Both of these actions “would help to create the conditions for a sustainable cessation of hostilities”, the draft resolution obtained by The Associated Press said. 

US deputy ambassador Robert Wood told several reporters on Monday that the Arab-backed resolution is not “an effective mechanism for trying to do the three things that we want to see happen — which is get hostages out, more aid in, and a lengthy pause to this conflict”.

With the US draft, “what we’re looking at is another possible option, and we’ll be discussing this with friends going forward,” Wood said.
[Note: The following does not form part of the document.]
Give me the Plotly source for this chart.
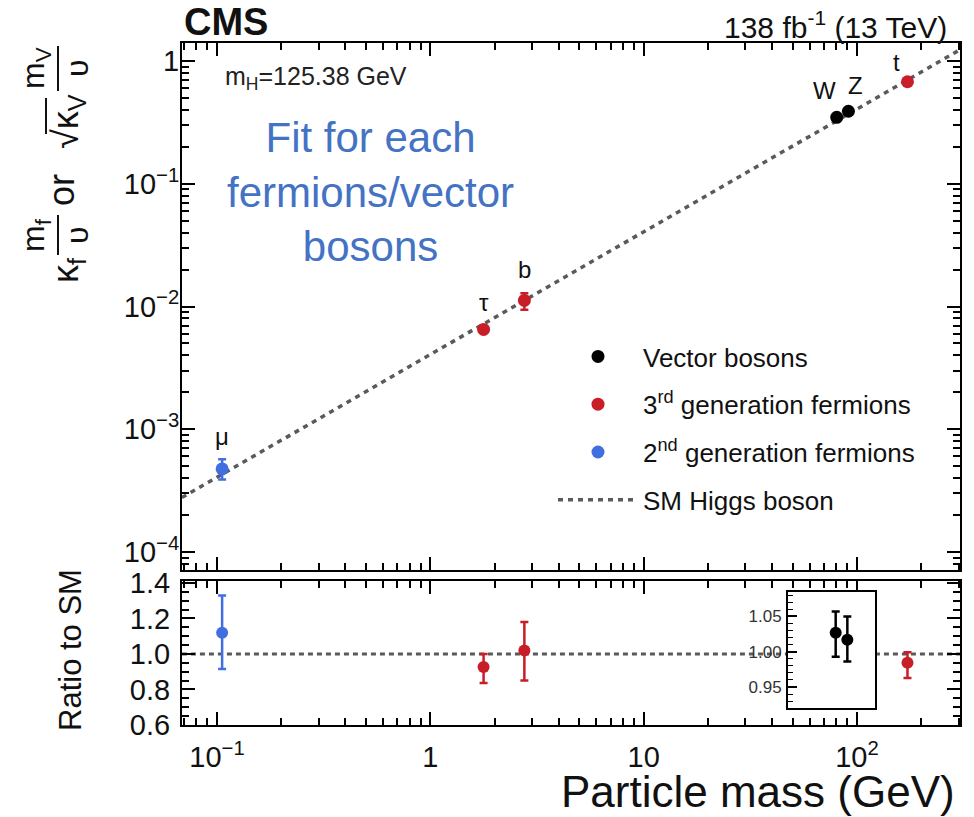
import numpy as np
import plotly.graph_objects as go

W, H = 974, 817
def px(x):
    return x / W
def py(y):
    return 1 - y / H

# ---------------- data ----------------
# Vector bosons (W, Z)
vb_names = ["W", "Z"]
vb_mass = [80.38, 91.19]
vb_val = [0.348, 0.390]
vb_err_up = [0.012, 0.013]
vb_err_dn = [0.012, 0.013]
vb_ratio = [1.027, 1.017]
vb_ratio_up = [0.030, 0.033]
vb_ratio_dn = [0.034, 0.031]

# 3rd generation fermions (tau, b, t)
g3_names = ["τ", "b", "t"]
g3_mass = [1.777, 2.76, 172.5]
g3_val = [0.0065, 0.0112, 0.678]
g3_err_up = [0.0004, 0.0016, 0.02]
g3_err_dn = [0.0004, 0.0018, 0.02]
g3_ratio = [0.927, 1.02, 0.95]
g3_ratio_up = [0.073, 0.16, 0.06]
g3_ratio_dn = [0.09, 0.17, 0.085]

# 2nd generation fermions (mu)
g2_names = ["μ"]
g2_mass = [0.1057]
g2_val = [4.75e-4]
g2_err_up = [0.94e-4]
g2_err_dn = [0.85e-4]
g2_ratio = [1.12]
g2_ratio_up = [0.21]
g2_ratio_dn = [0.205]

# SM Higgs boson expectation
sm_mass = [0.0685, 305.0]
sm_val = [2.78e-4, 1.239]
sm_ratio = [1.0, 1.0]

# tick labels
x_tickvals = [0.1, 1, 10, 100]
x_ticktext = ["10<sup>−1</sup>", "1", "10", "10<sup>2</sup>"]
y_tickvals = [1e-4, 1e-3, 1e-2, 1e-1, 1]
y_ticktext = ["10<sup>−4</sup>", "10<sup>−3</sup>", "10<sup>−2</sup>", "10<sup>−1</sup>", "1"]
r_tickvals = [0.6, 0.8, 1.0, 1.2, 1.4]
inset_tickvals = [0.95, 1.00, 1.05]

# label placement offsets (px) for particle names
label_offsets = {"μ": (0, 32), "τ": (0, 27), "b": (0, 31), "W": (-12, 27), "Z": (7, 26), "t": (-11, 19)}

# ---------------- styling ----------------
FONT = "Liberation Sans, Arial, sans-serif"
BLACK = "#000000"
RED = "#c81e28"
BLUE = "#416ee1"
GRAY = "#5a5a5a"

minor_x = [d * 10.0 ** e for e in range(-2, 3) for d in range(2, 10)]
minor_y = [d * 10.0 ** e for e in range(-5, 1) for d in range(2, 10)]

fig = go.Figure()

def err(up, dn, color, width=4):
    return dict(type="data", symmetric=False, array=up, arrayminus=dn,
                color=color, thickness=2.5, width=width, visible=True)

# main panel
fig.add_trace(go.Scatter(x=sm_mass, y=sm_val, mode="lines", name="SM Higgs boson",
                         line=dict(color=GRAY, width=3.5, dash="5px,5px"),
                         legendgroup="d", legendrank=4, xaxis="x", yaxis="y"))
fig.add_trace(go.Scatter(x=vb_mass, y=vb_val, mode="markers", name="Vector bosons",
                         marker=dict(color=BLACK, size=13), error_y=err(vb_err_up, vb_err_dn, BLACK),
                         legendgroup="a", legendrank=1, xaxis="x", yaxis="y"))
fig.add_trace(go.Scatter(x=g3_mass, y=g3_val, mode="markers", name="3<sup>rd</sup> generation fermions",
                         marker=dict(color=RED, size=13), error_y=err(g3_err_up, g3_err_dn, RED),
                         legendgroup="b", legendrank=2, xaxis="x", yaxis="y"))
fig.add_trace(go.Scatter(x=g2_mass, y=g2_val, mode="markers", name="2<sup>nd</sup> generation fermions",
                         marker=dict(color=BLUE, size=13), error_y=err(g2_err_up, g2_err_dn, BLUE),
                         legendgroup="c", legendrank=3, xaxis="x", yaxis="y"))

# ratio panel
fig.add_trace(go.Scatter(x=sm_mass, y=sm_ratio, mode="lines", showlegend=False,
                         line=dict(color=GRAY, width=3, dash="5px,4px"), xaxis="x2", yaxis="y2"))
fig.add_trace(go.Scatter(x=g3_mass, y=g3_ratio, mode="markers", showlegend=False,
                         marker=dict(color=RED, size=12), error_y=err(g3_ratio_up, g3_ratio_dn, RED),
                         xaxis="x2", yaxis="y2"))
fig.add_trace(go.Scatter(x=g2_mass, y=g2_ratio, mode="markers", showlegend=False,
                         marker=dict(color=BLUE, size=12), error_y=err(g2_ratio_up, g2_ratio_dn, BLUE),
                         xaxis="x2", yaxis="y2"))
# inset
fig.add_trace(go.Scatter(x=vb_mass, y=vb_ratio, mode="markers", showlegend=False,
                         marker=dict(color=BLACK, size=12), error_y=err(vb_ratio_up, vb_ratio_dn, BLACK),
                         xaxis="x3", yaxis="y3"))

axis_common = dict(showline=True, linecolor=BLACK, linewidth=2, mirror="allticks",
                   ticks="inside", ticklen=13, tickwidth=1.8, tickcolor=BLACK,
                   showgrid=False, zeroline=False, automargin=False)

xr = [-1.164, 2.483]
fig.update_layout(
    width=W, height=H, margin=dict(l=0, r=0, t=0, b=0, autoexpand=False),
    paper_bgcolor="white", plot_bgcolor="white",
    font=dict(family=FONT, color="#111"),
    xaxis=dict(**axis_common, type="log", domain=[px(182), px(960)], range=xr, anchor="y",
               tickmode="array", tickvals=x_tickvals, showticklabels=False,
               minor=dict(ticks="inside", ticklen=7, tickwidth=1.5, tickcolor=BLACK,
                          tickmode="array", tickvals=minor_x)),
    yaxis=dict(**axis_common, type="log", domain=[py(570), py(43)], range=[-4.147, 0.147], anchor="x",
               tickmode="array", tickvals=y_tickvals, ticktext=y_ticktext,
               tickfont=dict(size=29, color="#111"), ticklabelstandoff=-5,
               minor=dict(ticks="inside", ticklen=7, tickwidth=1.5, tickcolor=BLACK,
                          tickmode="array", tickvals=minor_y)),
    xaxis2=dict(**axis_common, type="log", domain=[px(182), px(960)], range=xr, anchor="y2",
                tickmode="array", tickvals=x_tickvals, ticktext=x_ticktext,
                tickfont=dict(size=29, color="#111"), ticklabelstandoff=5,
                minor=dict(ticks="inside", ticklen=7, tickwidth=1.5, tickcolor=BLACK,
                           tickmode="array", tickvals=minor_x)),
    yaxis2=dict(**axis_common, domain=[py(725), py(581)], range=[0.6, 1.411], anchor="x2",
                tickmode="array", tickvals=r_tickvals, tickformat=".1f",
                tickfont=dict(size=29, color="#111"), ticklabelstandoff=4,
                minor=dict(ticks="inside", ticklen=7, tickwidth=1.5, tickcolor=BLACK,
                           dtick=0.05, tick0=0.6)),
    xaxis3=dict(showline=True, linecolor=BLACK, linewidth=2, mirror=True, ticks="",
                showticklabels=False, showgrid=False, zeroline=False, automargin=False,
                type="log", domain=[px(788), px(875)], range=[1.681, 2.090], anchor="y3"),
    yaxis3=dict(showline=True, linecolor=BLACK, linewidth=2, mirror=True, ticks="inside",
                ticklen=9, tickwidth=1.5, tickcolor=BLACK, showgrid=False, zeroline=False,
                automargin=False,
                domain=[py(708), py(592)], range=[0.9203, 1.0846], anchor="x3",
                tickmode="array", tickvals=inset_tickvals, tickformat=".2f",
                tickfont=dict(size=17, color="#333"), ticklabelstandoff=1,
                minor=dict(ticks="inside", ticklen=5, tickwidth=1.2, tickcolor=BLACK,
                           dtick=0.01, tick0=0.9)),
    legend=dict(x=px(553), y=py(333), xanchor="left", yanchor="top",
                font=dict(size=26, color="#111"), itemwidth=80, tracegroupgap=11,
                bgcolor="rgba(0,0,0,0)", traceorder="grouped"),
)

ann = []
def add_labels(names, mass, vals):
    for n, m, v in zip(names, mass, vals):
        dx, dy = label_offsets[n]
        ann.append(dict(x=np.log10(m), y=np.log10(v), xref="x", yref="y", text=n,
                        showarrow=False, xshift=dx, yshift=dy, font=dict(size=24, color="#111")))
add_labels(vb_names, vb_mass, vb_val)
add_labels(g3_names, g3_mass, g3_val)
add_labels(g2_names, g2_mass, g2_val)

def pann(x, y, text, size, xanchor="center", yanchor="middle", angle=0, color="#111", align="center"):
    ann.append(dict(x=px(x), y=py(y), xref="paper", yref="paper", text=text, showarrow=False,
                    xanchor=xanchor, yanchor=yanchor, textangle=angle,
                    font=dict(size=size, color=color, family=FONT), align=align))

pann(182, 22, "<b>CMS</b>", 38, xanchor="left")
pann(949, 25, "138 fb<sup>-1</sup> (13 TeV)", 30, xanchor="right")
pann(223, 78, "m<sub>H</sub>=125.38 GeV", 25, xanchor="left", color="#222")
pann(370, 192, "Fit for each<br>fermions/vector<br>bosons", 42, color="#4472C4")
pann(957, 791, "Particle mass (GeV)", 44, xanchor="right")
pann(70, 650, "Ratio to SM", 31, angle=-90)

# composite y-axis title: κf (mf/υ) or √κV (mV/υ)
pann(68, 270, "κ<sub>f</sub>", 36, angle=-90)
pann(35, 235, "m<sub>f</sub>", 32, angle=-90)
pann(77, 235, "υ", 32, angle=-90)
pann(62, 190, "or", 36, angle=-90)
pann(68, 122, "√κ<sub>V</sub>", 36, angle=-90)
pann(35, 68, "m<sub>V</sub>", 32, angle=-90)
pann(77, 68, "υ", 32, angle=-90)
fig.update_layout(annotations=ann)

fig.update_layout(shapes=[
    dict(type="line", xref="paper", yref="paper", x0=px(58), x1=px(58), y0=py(215), y1=py(255),
         line=dict(color="#111", width=2)),
    dict(type="line", xref="paper", yref="paper", x0=px(58), x1=px(58), y0=py(46), y1=py(91),
         line=dict(color="#111", width=2)),
    dict(type="line", xref="paper", yref="paper", x0=px(46), x1=px(46), y0=py(98), y1=py(134),
         line=dict(color="#111", width=2)),
])

fig.write_html("out.html")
READ MORE: Labour call for immediate ceasefire in Gaza in major climbdown

More than half of Gaza’s 2.3 million people have sought shelter in Rafah - Gaza's southernmost town  on the Egyptian border - after being displaced by Israeli attacks. 

The Gazan health ministry said the death toll had risen to 29,092 since the start of the war, around two-thirds of them women and children.

More than 69,000 Palestinians have been wounded, overwhelming the territory’s hospitals, less than half of which are even partially functioning.

The ministry, which is part of the Hamas-run government, does not distinguish between civilians and combatants in its count but maintains detailed records of casualties.

Its figures from previous wars in Gaza have largely matched those of UN agencies, independent experts and Israel’s own tallies.

Israel says it has killed more than 10,000 Palestinian militants but has provided no evidence for its count.